Could you give the data below again, exactly and completely?

▶ [Stored data]:
Begin

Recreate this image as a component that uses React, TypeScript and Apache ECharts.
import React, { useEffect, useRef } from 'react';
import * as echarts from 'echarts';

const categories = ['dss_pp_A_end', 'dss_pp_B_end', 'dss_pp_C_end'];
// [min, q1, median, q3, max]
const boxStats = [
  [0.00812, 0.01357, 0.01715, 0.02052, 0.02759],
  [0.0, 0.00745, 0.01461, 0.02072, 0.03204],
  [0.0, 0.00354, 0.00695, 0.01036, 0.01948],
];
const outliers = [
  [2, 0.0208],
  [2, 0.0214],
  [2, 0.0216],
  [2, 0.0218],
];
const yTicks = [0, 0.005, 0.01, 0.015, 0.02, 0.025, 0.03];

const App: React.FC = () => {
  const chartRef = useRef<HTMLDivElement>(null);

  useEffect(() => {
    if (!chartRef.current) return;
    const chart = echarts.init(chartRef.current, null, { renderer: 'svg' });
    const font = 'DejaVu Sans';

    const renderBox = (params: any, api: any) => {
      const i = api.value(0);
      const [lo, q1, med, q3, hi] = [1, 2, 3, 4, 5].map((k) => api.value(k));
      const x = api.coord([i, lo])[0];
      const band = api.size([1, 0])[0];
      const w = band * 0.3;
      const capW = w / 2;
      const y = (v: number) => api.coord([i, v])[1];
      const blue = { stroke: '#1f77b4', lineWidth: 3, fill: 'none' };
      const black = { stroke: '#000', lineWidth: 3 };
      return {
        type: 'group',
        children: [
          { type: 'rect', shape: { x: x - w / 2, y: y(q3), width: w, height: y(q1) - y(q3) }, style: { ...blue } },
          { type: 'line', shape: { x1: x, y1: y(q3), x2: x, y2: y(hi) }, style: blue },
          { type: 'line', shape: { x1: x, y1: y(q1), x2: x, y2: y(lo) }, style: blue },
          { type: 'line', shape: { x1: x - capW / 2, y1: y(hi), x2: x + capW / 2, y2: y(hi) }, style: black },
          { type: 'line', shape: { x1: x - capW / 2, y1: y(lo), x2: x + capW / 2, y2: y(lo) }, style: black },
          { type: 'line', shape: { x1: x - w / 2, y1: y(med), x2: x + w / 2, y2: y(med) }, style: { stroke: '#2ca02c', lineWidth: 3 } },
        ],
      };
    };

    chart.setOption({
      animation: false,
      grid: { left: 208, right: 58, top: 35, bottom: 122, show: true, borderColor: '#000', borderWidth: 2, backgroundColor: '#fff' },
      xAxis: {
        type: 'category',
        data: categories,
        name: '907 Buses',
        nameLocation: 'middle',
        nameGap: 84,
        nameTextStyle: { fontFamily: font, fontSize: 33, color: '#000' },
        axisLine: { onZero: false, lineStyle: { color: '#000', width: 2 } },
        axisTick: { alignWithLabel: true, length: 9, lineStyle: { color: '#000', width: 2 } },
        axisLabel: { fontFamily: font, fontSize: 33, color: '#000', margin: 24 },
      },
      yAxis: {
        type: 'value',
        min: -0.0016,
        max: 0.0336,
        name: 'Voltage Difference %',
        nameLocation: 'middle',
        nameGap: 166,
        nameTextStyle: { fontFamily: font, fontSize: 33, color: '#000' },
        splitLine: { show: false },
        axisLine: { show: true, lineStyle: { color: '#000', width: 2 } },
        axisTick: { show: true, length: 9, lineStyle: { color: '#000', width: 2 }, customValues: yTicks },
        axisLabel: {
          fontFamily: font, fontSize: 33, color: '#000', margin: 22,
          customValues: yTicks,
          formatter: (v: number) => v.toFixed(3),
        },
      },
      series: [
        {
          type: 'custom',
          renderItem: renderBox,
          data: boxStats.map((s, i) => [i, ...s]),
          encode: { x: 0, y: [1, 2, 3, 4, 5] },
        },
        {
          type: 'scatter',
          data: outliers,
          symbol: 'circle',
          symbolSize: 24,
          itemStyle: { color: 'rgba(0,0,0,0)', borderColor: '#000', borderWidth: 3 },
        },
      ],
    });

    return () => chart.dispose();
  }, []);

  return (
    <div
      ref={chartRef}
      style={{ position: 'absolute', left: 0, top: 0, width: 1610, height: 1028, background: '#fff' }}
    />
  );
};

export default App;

End

▶ [Answer to this task]:
Recreate this image as a component that uses React, TypeScript and Apache ECharts.
import React, { useEffect, useRef } from 'react';
import * as echarts from 'echarts';

const categories = ['dss_pp_A_end', 'dss_pp_B_end', 'dss_pp_C_end'];
// [min, q1, median, q3, max]
const boxStats = [
  [0.00812, 0.01357, 0.01715, 0.02052, 0.02759],
  [0.0, 0.00745, 0.01461, 0.02072, 0.03204],
  [0.0, 0.00354, 0.00695, 0.01036, 0.01948],
];
const outliers = [
  [2, 0.0208],
  [2, 0.0214],
  [2, 0.0216],
  [2, 0.0218],
];
const yTicks = [0, 0.005, 0.01, 0.015, 0.02, 0.025, 0.03];

const App: React.FC = () => {
  const chartRef = useRef<HTMLDivElement>(null);

  useEffect(() => {
    if (!chartRef.current) return;
    const chart = echarts.init(chartRef.current, null, { renderer: 'svg' });
    const font = 'DejaVu Sans';

    const renderBox = (params: any, api: any) => {
      const i = api.value(0);
      const [lo, q1, med, q3, hi] = [1, 2, 3, 4, 5].map((k) => api.value(k));
      const x = api.coord([i, lo])[0];
      const band = api.size([1, 0])[0];
      const w = band * 0.3;
      const capW = w / 2;
      const y = (v: number) => api.coord([i, v])[1];
      const blue = { stroke: '#1f77b4', lineWidth: 3, fill: 'none' };
      const black = { stroke: '#000', lineWidth: 3 };
      return {
        type: 'group',
        children: [
          { type: 'rect', shape: { x: x - w / 2, y: y(q3), width: w, height: y(q1) - y(q3) }, style: { ...blue } },
          { type: 'line', shape: { x1: x, y1: y(q3), x2: x, y2: y(hi) }, style: blue },
          { type: 'line', shape: { x1: x, y1: y(q1), x2: x, y2: y(lo) }, style: blue },
          { type: 'line', shape: { x1: x - capW / 2, y1: y(hi), x2: x + capW / 2, y2: y(hi) }, style: black },
          { type: 'line', shape: { x1: x - capW / 2, y1: y(lo), x2: x + capW / 2, y2: y(lo) }, style: black },
          { type: 'line', shape: { x1: x - w / 2, y1: y(med), x2: x + w / 2, y2: y(med) }, style: { stroke: '#2ca02c', lineWidth: 3 } },
        ],
      };
    };

    chart.setOption({
      animation: false,
      grid: { left: 208, right: 58, top: 35, bottom: 122, show: true, borderColor: '#000', borderWidth: 2, backgroundColor: '#fff' },
      xAxis: {
        type: 'category',
        data: categories,
        name: '907 Buses',
        nameLocation: 'middle',
        nameGap: 84,
        nameTextStyle: { fontFamily: font, fontSize: 33, color: '#000' },
        axisLine: { onZero: false, lineStyle: { color: '#000', width: 2 } },
        axisTick: { alignWithLabel: true, length: 9, lineStyle: { color: '#000', width: 2 } },
        axisLabel: { fontFamily: font, fontSize: 33, color: '#000', margin: 24 },
      },
      yAxis: {
        type: 'value',
        min: -0.0016,
        max: 0.0336,
        name: 'Voltage Difference %',
        nameLocation: 'middle',
        nameGap: 166,
        nameTextStyle: { fontFamily: font, fontSize: 33, color: '#000' },
        splitLine: { show: false },
        axisLine: { show: true, lineStyle: { color: '#000', width: 2 } },
        axisTick: { show: true, length: 9, lineStyle: { color: '#000', width: 2 }, customValues: yTicks },
        axisLabel: {
          fontFamily: font, fontSize: 33, color: '#000', margin: 22,
          customValues: yTicks,
          formatter: (v: number) => v.toFixed(3),
        },
      },
      series: [
        {
          type: 'custom',
          renderItem: renderBox,
          data: boxStats.map((s, i) => [i, ...s]),
          encode: { x: 0, y: [1, 2, 3, 4, 5] },
        },
        {
          type: 'scatter',
          data: outliers,
          symbol: 'circle',
          symbolSize: 24,
          itemStyle: { color: 'rgba(0,0,0,0)', borderColor: '#000', borderWidth: 3 },
        },
      ],
    });

    return () => chart.dispose();
  }, []);

  return (
    <div
      ref={chartRef}
      style={{ position: 'absolute', left: 0, top: 0, width: 1610, height: 1028, background: '#fff' }}
    />
  );
};

export default App;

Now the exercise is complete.